KREIZMAN: I would be The Rock's dog walker.

What craft elements do you think are your strong suit, and what would you like to be better at?

KREIZMAN: I am pretty great at juxtaposition, less great at subtle yet effective self-promotion (self-promo is one of the foremost elements of craft, right?).

BRITT: I'm decent with weird and quirky analogies. I'm bad at patience. I like jumping to conclusions without explaining myself and praying that my weird analogy will confuse you long enough to get on-board my crazy space-train.

CHEEVER: All writers have strengths and weaknesses. I am terrified of being boring, so I write short, compressed stories that sometimes don’t give a reader time to think about what they have read. I struggle to slow down.

SEABROOK: I'm pretty good at the Shaker chair-building part of it. Simple woodworking that you can sit on and not hurt your butt or worry about the back giving way. I'm terrible at imagining things that didn't happen — which is why I stopped writing fiction at the age of 23.

CHILDRESS: I’m good at editing myself down. I dislike using too many words and am suspicious of clever phrases that can seduce. This may not always be a good thing. I wish that I wrote faster, probably so that I could cut more.

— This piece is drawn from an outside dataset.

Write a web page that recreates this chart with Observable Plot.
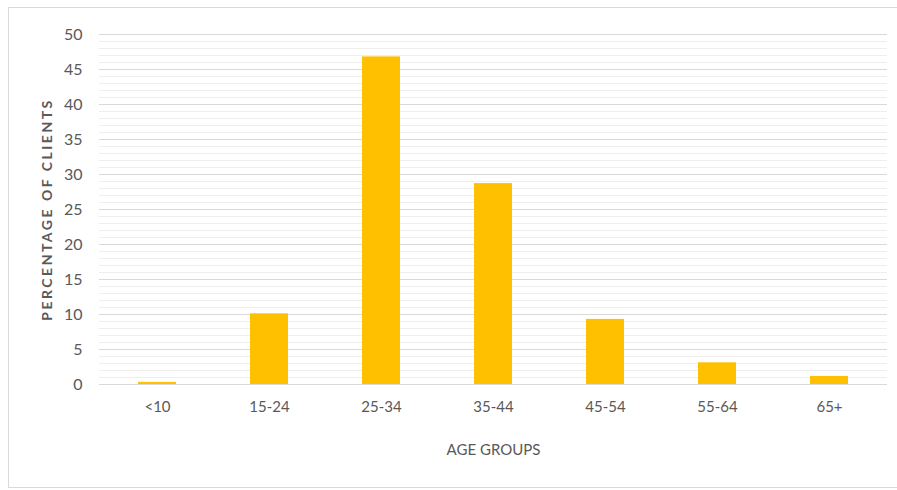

GONDELMAN: I tend to be better at describing feelings and ideas, and worse at painting a picture of any physical thing. I have terrible spatial reasoning skills so even if I were describing my girlfriend, whom I see every day, it sound like I was talking about a child's drawing of her. "Very beautiful. Glasses. Brown hair. Super smart brain. Bigger than our dog. Smaller than me."

How do you contend with the hubris of thinking anyone has or should have any interest in what you have to say about anything?

BRITT: I just think about singer-songwriters, or actors who write their own scripts, and I figure, well, it could be worse!

CHILDRESS: I don’t think about anyone reading what I’m writing when I’m writing. I’m enjoying the writing process — the exploration of ideas, the solving of compositional problems — as an end in itself. I hope that’s not hubris.

SEABROOK: With large dollops of bitter experience. I started out assuming people would automatically be interested in things that interested me, only to be shocked — shocked! — to discover they were often not. So with "The Song Machine" I set out to write about the most popular cultural artifacts in the world — pop songs. Not sure if people who like pop songs read, or if people who read like pop songs. I guess we're about to find out. And hey, the audio book is amazing!

GONDELMAN: It makes me happy to smash words together. So it's nice when I can be met with warmth and enthusiasm, but doing standup comedy has taught me how to push through the fact that statistically speaking, 100% of Earth's population population doesn't have any interest in what I'm doing at all. I try to think less about having/deserving an audience and focus on enjoying the privilege of creating things I like.

CHEEVER: It’s certainly hubris, but it’s the same hubris that makes me a teacher, a useful friend, a good mother for that matter. I hope that when readers look up from the last page of my book they will see the world in a new way. It would be hubris to think that happens automatically; I think it’s humility to hope that it might someday.